§ **DATA SECTION**:
-- Start --

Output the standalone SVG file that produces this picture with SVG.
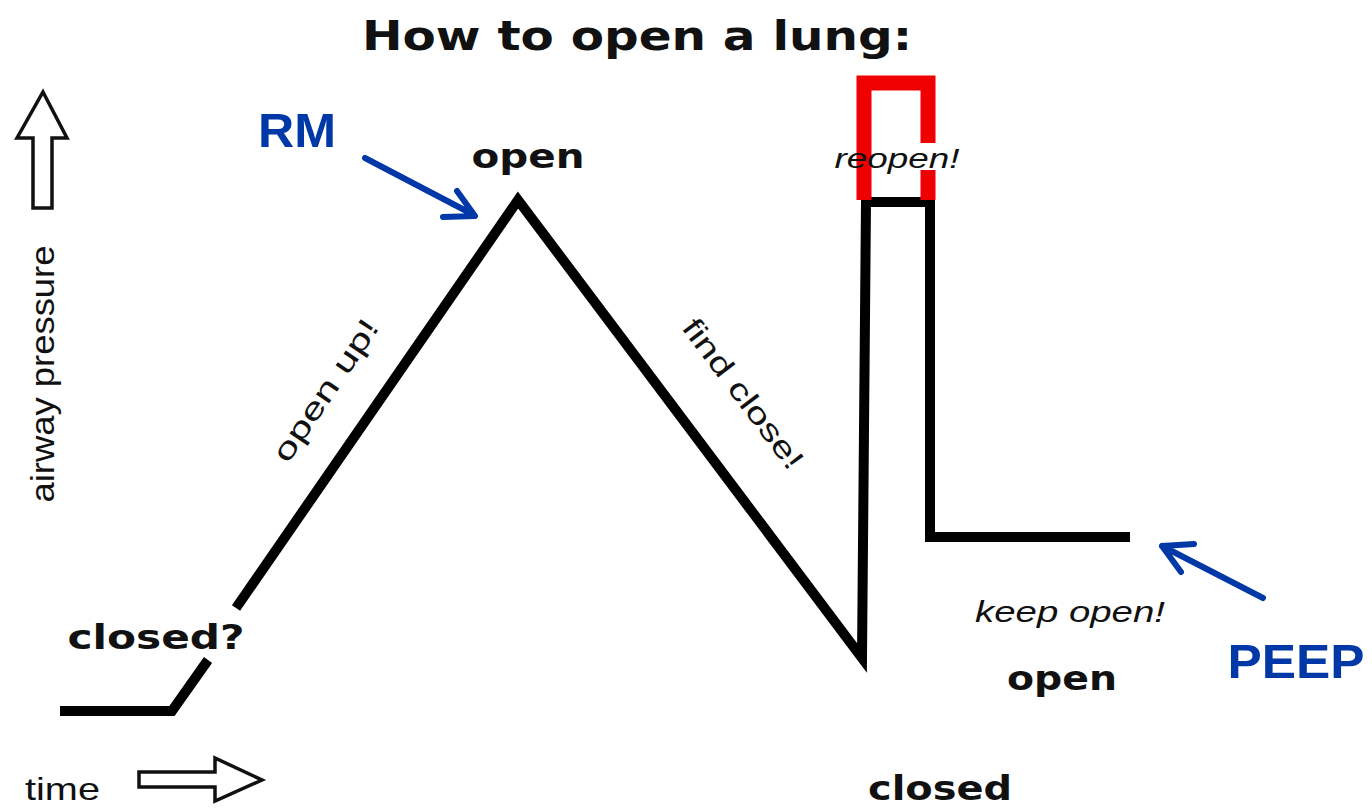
<svg xmlns="http://www.w3.org/2000/svg" width="1372" height="809" viewBox="0 0 1372 809">
<style>
.t{font-family:"Liberation Sans",Arial,sans-serif;fill:#111}
.b{font-family:"DejaVu Sans","Liberation Sans",sans-serif;font-weight:bold}
.blue{font-family:"Liberation Sans",Arial,sans-serif;font-weight:bold;fill:#0038a8}
.curve{fill:none;stroke:#000;stroke-width:10;stroke-linejoin:miter}
.red{fill:none;stroke:#f00000;stroke-width:15}
.outline{fill:#fff;stroke:#111;stroke-width:3.5;stroke-linejoin:miter}
.ba{fill:none;stroke:#0038a8;stroke-width:6;stroke-linecap:round;stroke-linejoin:round}
</style>
<rect width="1372" height="809" fill="#fff"/>
<g id="title"><text class="t b" x="637" y="50" font-size="40" text-anchor="middle" textLength="550" lengthAdjust="spacingAndGlyphs">How to open a lung:</text></g>
<g id="axis-y">
<path class="outline" d="M43,92 L67,138 L52,138 L52,208 L33,208 L33,138 L17,138 Z"/>
<text class="t" transform="translate(54,374) rotate(-90)" font-size="34" text-anchor="middle" textLength="257" lengthAdjust="spacingAndGlyphs">airway pressure</text>
</g>
<g id="axis-x">
<text class="t" x="25" y="800" font-size="32" textLength="75" lengthAdjust="spacingAndGlyphs">time</text>
<path class="outline" d="M139,772 L215,772 L215,758 L262,780 L215,801 L215,787 L139,787 Z"/>
</g>
<g id="connectors">
<path class="curve" d="M60,711 L172,711 L208,660" stroke-width="15"/>
<path class="curve" d="M236,608 L518,200 L862,658 L866,202 L930,202 L930,537 L1130,537"/>
<path class="red" d="M864,200 L864,143 M864,170 L864,83 L928,83 L928,143 M928,170 L928,200"/>
<path class="ba" d="M365,158 L474,215 M457,191 L475,216 L443,217"/>
<path class="ba" d="M1263,598 L1162,546 M1194,544 L1162,546 L1181,572"/>
</g>
<g id="labels">
<text class="t b" x="528" y="168" font-size="34" text-anchor="middle" textLength="113" lengthAdjust="spacingAndGlyphs">open</text>
<text class="t b" x="156" y="649" font-size="34" text-anchor="middle" textLength="177" lengthAdjust="spacingAndGlyphs">closed?</text>
<text class="t" transform="translate(334,396) rotate(-56)" font-size="30" text-anchor="middle" textLength="165" lengthAdjust="spacingAndGlyphs">open up!</text>
<text class="t" transform="translate(735,400) rotate(53)" font-size="30" text-anchor="middle" textLength="180" lengthAdjust="spacingAndGlyphs">find close!</text>
<text class="t" x="897" y="168" font-size="28" font-style="italic" text-anchor="middle" textLength="125" lengthAdjust="spacingAndGlyphs">reopen!</text>
<text class="t" x="1070" y="622" font-size="30" font-style="italic" text-anchor="middle" textLength="190" lengthAdjust="spacingAndGlyphs">keep open!</text>
<text class="t b" x="1062" y="690" font-size="34" text-anchor="middle" textLength="110" lengthAdjust="spacingAndGlyphs">open</text>
<text class="t b" x="940" y="800" font-size="34" text-anchor="middle" textLength="144" lengthAdjust="spacingAndGlyphs">closed</text>
<text class="blue" x="297" y="147" font-size="48" text-anchor="middle" textLength="78" lengthAdjust="spacingAndGlyphs">RM</text>
<text class="blue" x="1296" y="678" font-size="48" text-anchor="middle" textLength="137" lengthAdjust="spacingAndGlyphs">PEEP</text>
</g>
</svg>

-- End --

§ **REQUIREMENTS**: Take the listing and print it again exactly, but without any pictures.

§ **FINISHED ANSWER**:
Output the standalone SVG file that produces this picture with SVG.
<svg xmlns="http://www.w3.org/2000/svg" width="1372" height="809" viewBox="0 0 1372 809">
<style>
.t{font-family:"Liberation Sans",Arial,sans-serif;fill:#111}
.b{font-family:"DejaVu Sans","Liberation Sans",sans-serif;font-weight:bold}
.blue{font-family:"Liberation Sans",Arial,sans-serif;font-weight:bold;fill:#0038a8}
.curve{fill:none;stroke:#000;stroke-width:10;stroke-linejoin:miter}
.red{fill:none;stroke:#f00000;stroke-width:15}
.outline{fill:#fff;stroke:#111;stroke-width:3.5;stroke-linejoin:miter}
.ba{fill:none;stroke:#0038a8;stroke-width:6;stroke-linecap:round;stroke-linejoin:round}
</style>
<rect width="1372" height="809" fill="#fff"/>
<g id="title"><text class="t b" x="637" y="50" font-size="40" text-anchor="middle" textLength="550" lengthAdjust="spacingAndGlyphs">How to open a lung:</text></g>
<g id="axis-y">
<path class="outline" d="M43,92 L67,138 L52,138 L52,208 L33,208 L33,138 L17,138 Z"/>
<text class="t" transform="translate(54,374) rotate(-90)" font-size="34" text-anchor="middle" textLength="257" lengthAdjust="spacingAndGlyphs">airway pressure</text>
</g>
<g id="axis-x">
<text class="t" x="25" y="800" font-size="32" textLength="75" lengthAdjust="spacingAndGlyphs">time</text>
<path class="outline" d="M139,772 L215,772 L215,758 L262,780 L215,801 L215,787 L139,787 Z"/>
</g>
<g id="connectors">
<path class="curve" d="M60,711 L172,711 L208,660" stroke-width="15"/>
<path class="curve" d="M236,608 L518,200 L862,658 L866,202 L930,202 L930,537 L1130,537"/>
<path class="red" d="M864,200 L864,143 M864,170 L864,83 L928,83 L928,143 M928,170 L928,200"/>
<path class="ba" d="M365,158 L474,215 M457,191 L475,216 L443,217"/>
<path class="ba" d="M1263,598 L1162,546 M1194,544 L1162,546 L1181,572"/>
</g>
<g id="labels">
<text class="t b" x="528" y="168" font-size="34" text-anchor="middle" textLength="113" lengthAdjust="spacingAndGlyphs">open</text>
<text class="t b" x="156" y="649" font-size="34" text-anchor="middle" textLength="177" lengthAdjust="spacingAndGlyphs">closed?</text>
<text class="t" transform="translate(334,396) rotate(-56)" font-size="30" text-anchor="middle" textLength="165" lengthAdjust="spacingAndGlyphs">open up!</text>
<text class="t" transform="translate(735,400) rotate(53)" font-size="30" text-anchor="middle" textLength="180" lengthAdjust="spacingAndGlyphs">find close!</text>
<text class="t" x="897" y="168" font-size="28" font-style="italic" text-anchor="middle" textLength="125" lengthAdjust="spacingAndGlyphs">reopen!</text>
<text class="t" x="1070" y="622" font-size="30" font-style="italic" text-anchor="middle" textLength="190" lengthAdjust="spacingAndGlyphs">keep open!</text>
<text class="t b" x="1062" y="690" font-size="34" text-anchor="middle" textLength="110" lengthAdjust="spacingAndGlyphs">open</text>
<text class="t b" x="940" y="800" font-size="34" text-anchor="middle" textLength="144" lengthAdjust="spacingAndGlyphs">closed</text>
<text class="blue" x="297" y="147" font-size="48" text-anchor="middle" textLength="78" lengthAdjust="spacingAndGlyphs">RM</text>
<text class="blue" x="1296" y="678" font-size="48" text-anchor="middle" textLength="137" lengthAdjust="spacingAndGlyphs">PEEP</text>
</g>
</svg>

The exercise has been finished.